Arrowhead Pond – Anaheim, California | TV Rating: 4.7
The Good: We all know where it ended up going (for whatever reasons) as a whole but the opening promo with the NEW Undisputed World Champion Chris Jericho is a good start. Undisputed Jericho, to me, was always more entertaining as the conniving and brash heel and I also liked the fact that whilst this opener with Ric Flair was the traditional “set up the main event” thing, that was done verbally and no-one came in and smashed the new champ.
Slim pickings again, but the HHH promo video soundtracked by U2’s Beautiful Day is an astonishingly self-aggrandising piece of work. I’m in awe at it even twenty years on…
The Bad: I’ve watched a couple of times and I still don’t know what the backstage segment with Vince, Flair, Booker T and the Doberman guard dogs is all about. In fact, I’m not sure what relevance any of the Vince stuff has tonight other than it being yet another “Vince being Vince” thing that is there just to, you know, have Vince on television a lot. I mean there’s a whole segment on him and Booker T having sandwiches where Booker thinks they might be poisoned but they’re not. Gripping stuff. Rikishi and Kurt Angle have a two-minute match that ends on a count-out after our Olympic hero runs away to avoid the Stinkface… He then comes back to attack and is given the Stinkface. Though more than the utter pointlessness of that it’s the fact that in 24 hours Angle has gone from World Title contender to this. No offence to our mate Rikishi.

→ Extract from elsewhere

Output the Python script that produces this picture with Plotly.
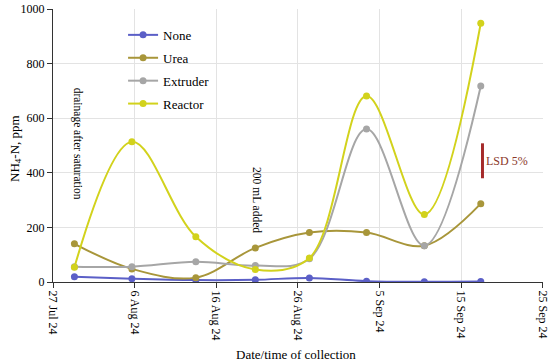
import plotly.graph_objects as go

dates = ["2024-07-29 15:00", "2024-08-05 16:00", "2024-08-13 12:00", "2024-08-20 19:00",
         "2024-08-27 10:00", "2024-09-03 10:00", "2024-09-10 12:00", "2024-09-17 10:00"]
none_vals = [19, 12, 7, 8, 15, 3, 1, 2]
urea_vals = [140, 48, 16, 125, 181, 181, 133, 287]
extruder_vals = [56, 56, 74, 60, 85, 560, 133, 718]
reactor_vals = [54, 514, 166, 46, 88, 681, 247, 948]

series_names = ["None", "Urea", "Extruder", "Reactor"]
series_colors = ["#5b5fc7", "#a8963a", "#a6a6a6", "#d2d21c"]

tick_dates = ["2024-07-27", "2024-08-06", "2024-08-16", "2024-08-26",
              "2024-09-05", "2024-09-15", "2024-09-25"]
tick_labels = ["27 Jul 24", "6 Aug 24", "16 Aug 24", "26 Aug 24",
               "5 Sep 24", "15 Sep 24", "25 Sep 24"]

lsd_x = ["2024-09-17 15:00", "2024-09-17 15:00"]
lsd_y = [380, 508]

FONT = "Liberation Serif"

fig = go.Figure()
for name, vals, col in zip(series_names, [none_vals, urea_vals, extruder_vals, reactor_vals], series_colors):
    fig.add_trace(go.Scatter(
        x=dates, y=vals, name=name, mode="lines+markers", legendgroup=name,
        line=dict(color=col, width=2, shape="spline", smoothing=1.0),
        marker=dict(color=col, size=7),
    ))

fig.add_trace(go.Scatter(
    x=lsd_x, y=lsd_y, mode="lines", showlegend=False,
    line=dict(color="#a52a2a", width=3), hoverinfo="skip",
))

fig.add_annotation(x=lsd_x[0], y=sum(lsd_y) / 2, text="LSD 5%", showarrow=False,
                   xanchor="left", xshift=2, font=dict(family=FONT, size=12, color="#8b3a2a"))
fig.add_annotation(x="2024-07-30", y=505, text="drainage after saturation", textangle=90,
                   showarrow=False, font=dict(family=FONT, size=11.5, color="black"))
fig.add_annotation(x="2024-08-21", y=300, text="200 mL added", textangle=90,
                   showarrow=False, font=dict(family=FONT, size=11.5, color="black"))

# axis titles
fig.add_annotation(xref="paper", yref="paper", x=0.495, y=-0.265, yanchor="middle",
                   text="Date/time of collection", showarrow=False,
                   font=dict(family=FONT, size=13, color="black"))
fig.add_annotation(xref="paper", yref="paper", x=-0.078, y=0.49, xanchor="center",
                   text="NH<sub>4</sub>-N, ppm", textangle=-90, showarrow=False,
                   font=dict(family=FONT, size=13, color="black"))

fig.update_layout(
    width=550, height=363,
    margin=dict(l=53, r=7, t=9, b=81, autoexpand=False),
    paper_bgcolor="white", plot_bgcolor="white",
    font=dict(family=FONT, size=12, color="black"),
    showlegend=True,
    legend=dict(x=0.143, y=0.96, xanchor="left", yanchor="top",
                bgcolor="rgba(0,0,0,0)", font=dict(family=FONT, size=13),
                itemwidth=30, tracegroupgap=3),
    xaxis=dict(
        range=["2024-07-27", "2024-09-25 01:00"], automargin=False,
        tickmode="array", tickvals=tick_dates, ticktext=tick_labels,
        tickangle=90, ticks="outside", ticklen=5, tickcolor="#333",
        ticklabeloverflow="allow",
        showline=True, linecolor="#333", linewidth=1.2,
        showgrid=True, gridcolor="#e3e3e3", gridwidth=1,
        zeroline=False,
        tickfont=dict(family=FONT, size=12),
    ),
    yaxis=dict(
        range=[0, 1000], dtick=200, tick0=0, automargin=False,
        ticks="outside", ticklen=5, tickcolor="#333",
        showline=True, linecolor="#333", linewidth=1.2,
        showgrid=True, gridcolor="#e3e3e3", gridwidth=1,
        zeroline=False,
        tickfont=dict(family=FONT, size=12),
    ),
)

fig.write_html("out.html", config={"displayModeBar": False},
               post_script="document.body.style.margin='0px';document.body.style.overflow='hidden';")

Matt and Jeff Hardy haven’t been banished from TV, just yet, so they can have their latest in their interminable series of matches here. This one sees Lita teaming with Jeff, even though the match was presumably set up long before Matt dumps Lita in a pre-match interview. For one of the greats of modern tag team wrestling, the Hardy’s had zero compatibility as rivals in 2001. It never worked.
The Indifferent: As fun as new Hardcore Champion The Undertaker (Bet he didn’t mention that in his Hall of Fame speech) squashing Spike Dudley may be in parts, it all seems very pointless. And generally a waste of time. Lance Storm asks Ric Flair for a job. Ric refuses. Storm asks again. Flair gives him an all or nothing match against The Big Show where if he wins he gets a job. He doesn’t win. And is squashed by Show for good measure… William Regal and Kane goes less than three minutes and we have the brass knux finish to boot.
The Tag Team Title match between The Dudley’s and The Rock & Trish Stratus isn’t as bad as it could have been. It’s FAR too long for what it is though and could quite easily have lost five of its near twelve minutes without it, well, losing anything from an entertainment point of view. I’d put the fact that Test interferes to attack the Rock in the “bad” section because who really wants to see a Test/Rock feud at this point but I think we all know that’s never going to be a long-standing concern.
The main event Steel Cage match between Chris “Undisputed” Jericho and Steve Austin isn’t very good, although it’s hardly helped by Austin’s pre-match promo where he calls out Booker T heavily telegraphing the interference finish. The main problem really is that 2001 babyface Austin has nothing left to do and the man himself seems to know it. For all the revisionist history of his heel turn being a “failure” and a mistake, post-invasion Austin seems to show that it was a necessary experiment.
Overall: Dull, very dull. I mean there is the smattering of the “bad” but complaining about short matches on WWE TV in 2001 is like going outside in the rain and complaining you get wet. So there’s nothing REALLY offensive going on. But it’s all just so pointless. Attempts are being made to do something different across the card but nothing really seems to be clicking at all… Except for Undisputed Jericho who continues to be entertaining. He beat The Rock and Austin in the same night.